Each line from the top of the listing through the one holding "const tickLen = 8;" should be restated word for word, with nothing added and no pictures.

╭─ Stored data

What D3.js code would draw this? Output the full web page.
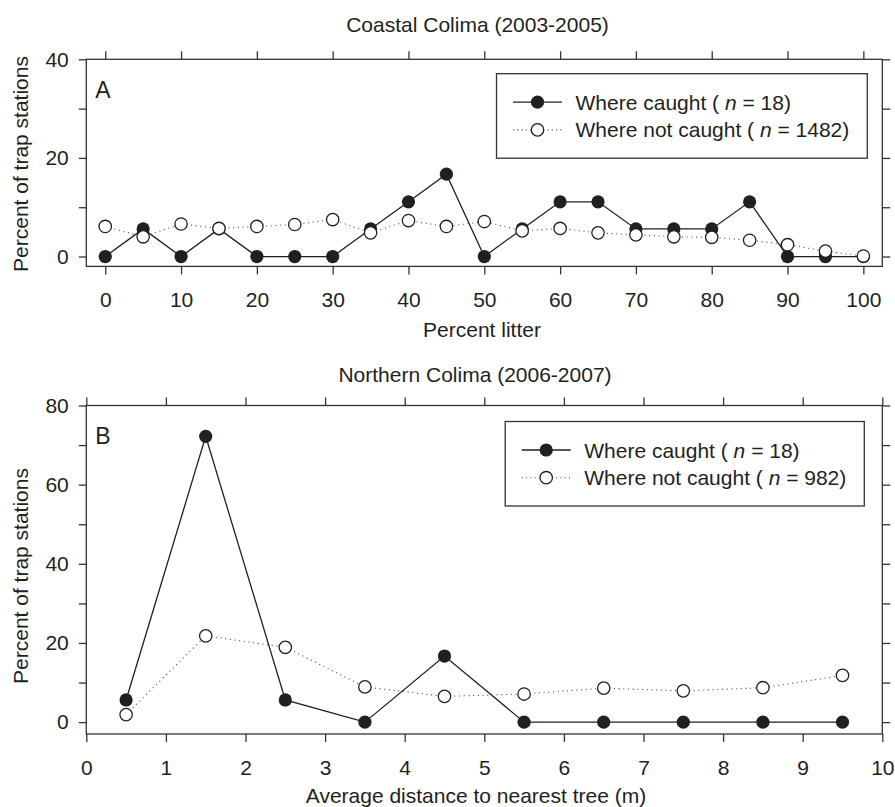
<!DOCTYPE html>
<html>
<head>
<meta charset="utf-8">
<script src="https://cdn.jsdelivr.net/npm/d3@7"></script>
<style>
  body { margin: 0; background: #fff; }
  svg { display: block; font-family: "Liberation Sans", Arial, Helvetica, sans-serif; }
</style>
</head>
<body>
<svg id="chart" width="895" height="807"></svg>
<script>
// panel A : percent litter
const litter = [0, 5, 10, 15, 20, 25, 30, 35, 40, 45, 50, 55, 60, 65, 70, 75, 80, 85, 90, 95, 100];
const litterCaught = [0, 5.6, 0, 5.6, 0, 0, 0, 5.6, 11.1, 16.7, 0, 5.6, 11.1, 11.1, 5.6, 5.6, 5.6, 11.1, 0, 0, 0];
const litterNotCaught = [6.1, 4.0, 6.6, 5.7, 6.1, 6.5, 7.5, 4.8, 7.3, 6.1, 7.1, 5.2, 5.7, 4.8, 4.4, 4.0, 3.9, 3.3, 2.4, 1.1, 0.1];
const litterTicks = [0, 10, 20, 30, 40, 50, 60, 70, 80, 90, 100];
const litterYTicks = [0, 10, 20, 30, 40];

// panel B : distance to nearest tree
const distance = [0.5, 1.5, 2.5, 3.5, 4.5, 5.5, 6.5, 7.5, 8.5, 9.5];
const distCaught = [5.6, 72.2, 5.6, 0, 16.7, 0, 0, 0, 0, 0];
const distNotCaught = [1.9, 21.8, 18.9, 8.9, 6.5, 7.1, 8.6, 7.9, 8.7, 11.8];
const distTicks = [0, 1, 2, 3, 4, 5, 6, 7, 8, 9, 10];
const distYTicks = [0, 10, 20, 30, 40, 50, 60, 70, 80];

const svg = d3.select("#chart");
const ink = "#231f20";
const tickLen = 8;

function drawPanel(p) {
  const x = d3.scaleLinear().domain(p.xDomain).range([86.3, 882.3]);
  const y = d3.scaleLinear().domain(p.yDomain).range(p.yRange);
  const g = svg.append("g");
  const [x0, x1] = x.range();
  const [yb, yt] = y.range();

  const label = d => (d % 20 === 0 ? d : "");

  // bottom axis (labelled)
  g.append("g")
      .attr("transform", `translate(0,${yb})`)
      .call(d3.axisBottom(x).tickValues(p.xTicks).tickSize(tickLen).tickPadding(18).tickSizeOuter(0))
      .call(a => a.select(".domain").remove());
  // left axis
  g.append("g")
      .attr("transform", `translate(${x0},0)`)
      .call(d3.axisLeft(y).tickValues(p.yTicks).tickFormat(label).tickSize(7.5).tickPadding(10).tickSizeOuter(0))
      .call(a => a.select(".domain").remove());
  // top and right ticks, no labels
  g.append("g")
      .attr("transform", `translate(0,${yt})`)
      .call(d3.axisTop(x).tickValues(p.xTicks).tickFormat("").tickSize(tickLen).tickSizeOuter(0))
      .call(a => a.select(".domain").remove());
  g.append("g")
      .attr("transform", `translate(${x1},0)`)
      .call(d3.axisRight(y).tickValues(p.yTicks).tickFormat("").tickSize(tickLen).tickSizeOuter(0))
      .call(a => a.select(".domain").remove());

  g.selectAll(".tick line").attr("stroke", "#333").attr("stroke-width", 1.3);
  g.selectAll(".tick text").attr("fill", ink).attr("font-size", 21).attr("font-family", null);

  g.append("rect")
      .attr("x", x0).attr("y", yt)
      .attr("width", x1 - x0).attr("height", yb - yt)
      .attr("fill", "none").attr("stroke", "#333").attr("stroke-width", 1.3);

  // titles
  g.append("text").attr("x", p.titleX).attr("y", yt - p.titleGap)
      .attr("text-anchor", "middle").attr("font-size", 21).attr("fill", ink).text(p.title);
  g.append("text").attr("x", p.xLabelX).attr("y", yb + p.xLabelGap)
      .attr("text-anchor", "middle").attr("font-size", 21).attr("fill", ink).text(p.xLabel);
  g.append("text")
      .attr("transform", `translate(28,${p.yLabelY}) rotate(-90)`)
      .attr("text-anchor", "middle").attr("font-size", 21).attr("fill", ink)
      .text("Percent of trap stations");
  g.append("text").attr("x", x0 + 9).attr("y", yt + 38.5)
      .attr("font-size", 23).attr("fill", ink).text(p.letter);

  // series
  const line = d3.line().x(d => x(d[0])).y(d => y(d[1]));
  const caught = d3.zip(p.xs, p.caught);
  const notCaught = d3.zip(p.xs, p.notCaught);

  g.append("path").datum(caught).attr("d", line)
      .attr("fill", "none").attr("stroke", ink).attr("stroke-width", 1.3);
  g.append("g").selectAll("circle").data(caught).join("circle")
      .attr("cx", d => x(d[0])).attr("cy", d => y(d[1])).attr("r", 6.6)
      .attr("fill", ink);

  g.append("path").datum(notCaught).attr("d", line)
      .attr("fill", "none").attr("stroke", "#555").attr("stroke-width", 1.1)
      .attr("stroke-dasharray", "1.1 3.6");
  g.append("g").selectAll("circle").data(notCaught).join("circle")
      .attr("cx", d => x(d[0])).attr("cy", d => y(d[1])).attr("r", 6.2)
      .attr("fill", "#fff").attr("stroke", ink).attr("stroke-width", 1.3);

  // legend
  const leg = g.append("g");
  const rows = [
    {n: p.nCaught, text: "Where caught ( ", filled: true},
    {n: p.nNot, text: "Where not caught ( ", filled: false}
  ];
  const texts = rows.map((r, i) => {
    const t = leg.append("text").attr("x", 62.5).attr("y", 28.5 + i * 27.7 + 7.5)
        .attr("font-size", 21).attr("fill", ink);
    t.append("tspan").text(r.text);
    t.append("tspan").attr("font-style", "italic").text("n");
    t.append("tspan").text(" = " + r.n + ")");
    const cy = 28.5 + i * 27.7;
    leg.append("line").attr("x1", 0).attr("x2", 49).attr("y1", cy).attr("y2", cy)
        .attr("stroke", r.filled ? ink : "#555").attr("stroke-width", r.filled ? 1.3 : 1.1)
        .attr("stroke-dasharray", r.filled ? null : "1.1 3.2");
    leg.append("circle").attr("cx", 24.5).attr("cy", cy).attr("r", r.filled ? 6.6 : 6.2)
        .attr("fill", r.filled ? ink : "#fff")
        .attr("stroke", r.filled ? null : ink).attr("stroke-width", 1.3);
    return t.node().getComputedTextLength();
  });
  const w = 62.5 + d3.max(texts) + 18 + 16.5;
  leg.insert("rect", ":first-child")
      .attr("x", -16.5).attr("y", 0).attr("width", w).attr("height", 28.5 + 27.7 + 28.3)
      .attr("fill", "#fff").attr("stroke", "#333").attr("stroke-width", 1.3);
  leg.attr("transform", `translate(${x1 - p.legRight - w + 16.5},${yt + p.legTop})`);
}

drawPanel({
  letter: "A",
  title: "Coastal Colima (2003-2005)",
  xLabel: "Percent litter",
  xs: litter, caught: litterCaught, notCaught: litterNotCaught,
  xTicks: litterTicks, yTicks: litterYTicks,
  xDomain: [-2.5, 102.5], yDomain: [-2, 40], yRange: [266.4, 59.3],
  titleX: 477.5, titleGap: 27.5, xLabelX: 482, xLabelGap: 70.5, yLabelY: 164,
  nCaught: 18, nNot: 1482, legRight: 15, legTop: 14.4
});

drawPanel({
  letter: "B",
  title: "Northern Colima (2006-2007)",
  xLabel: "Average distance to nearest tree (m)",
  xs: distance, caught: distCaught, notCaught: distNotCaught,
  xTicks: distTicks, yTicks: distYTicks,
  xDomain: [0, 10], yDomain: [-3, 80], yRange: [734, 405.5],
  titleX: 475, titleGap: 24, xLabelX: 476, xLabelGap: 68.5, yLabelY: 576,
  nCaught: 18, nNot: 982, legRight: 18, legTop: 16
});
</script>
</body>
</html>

╰─

● **Finished answer**:
What D3.js code would draw this? Output the full web page.
<!DOCTYPE html>
<html>
<head>
<meta charset="utf-8">
<script src="https://cdn.jsdelivr.net/npm/d3@7"></script>
<style>
  body { margin: 0; background: #fff; }
  svg { display: block; font-family: "Liberation Sans", Arial, Helvetica, sans-serif; }
</style>
</head>
<body>
<svg id="chart" width="895" height="807"></svg>
<script>
// panel A : percent litter
const litter = [0, 5, 10, 15, 20, 25, 30, 35, 40, 45, 50, 55, 60, 65, 70, 75, 80, 85, 90, 95, 100];
const litterCaught = [0, 5.6, 0, 5.6, 0, 0, 0, 5.6, 11.1, 16.7, 0, 5.6, 11.1, 11.1, 5.6, 5.6, 5.6, 11.1, 0, 0, 0];
const litterNotCaught = [6.1, 4.0, 6.6, 5.7, 6.1, 6.5, 7.5, 4.8, 7.3, 6.1, 7.1, 5.2, 5.7, 4.8, 4.4, 4.0, 3.9, 3.3, 2.4, 1.1, 0.1];
const litterTicks = [0, 10, 20, 30, 40, 50, 60, 70, 80, 90, 100];
const litterYTicks = [0, 10, 20, 30, 40];

// panel B : distance to nearest tree
const distance = [0.5, 1.5, 2.5, 3.5, 4.5, 5.5, 6.5, 7.5, 8.5, 9.5];
const distCaught = [5.6, 72.2, 5.6, 0, 16.7, 0, 0, 0, 0, 0];
const distNotCaught = [1.9, 21.8, 18.9, 8.9, 6.5, 7.1, 8.6, 7.9, 8.7, 11.8];
const distTicks = [0, 1, 2, 3, 4, 5, 6, 7, 8, 9, 10];
const distYTicks = [0, 10, 20, 30, 40, 50, 60, 70, 80];

const svg = d3.select("#chart");
const ink = "#231f20";
const tickLen = 8;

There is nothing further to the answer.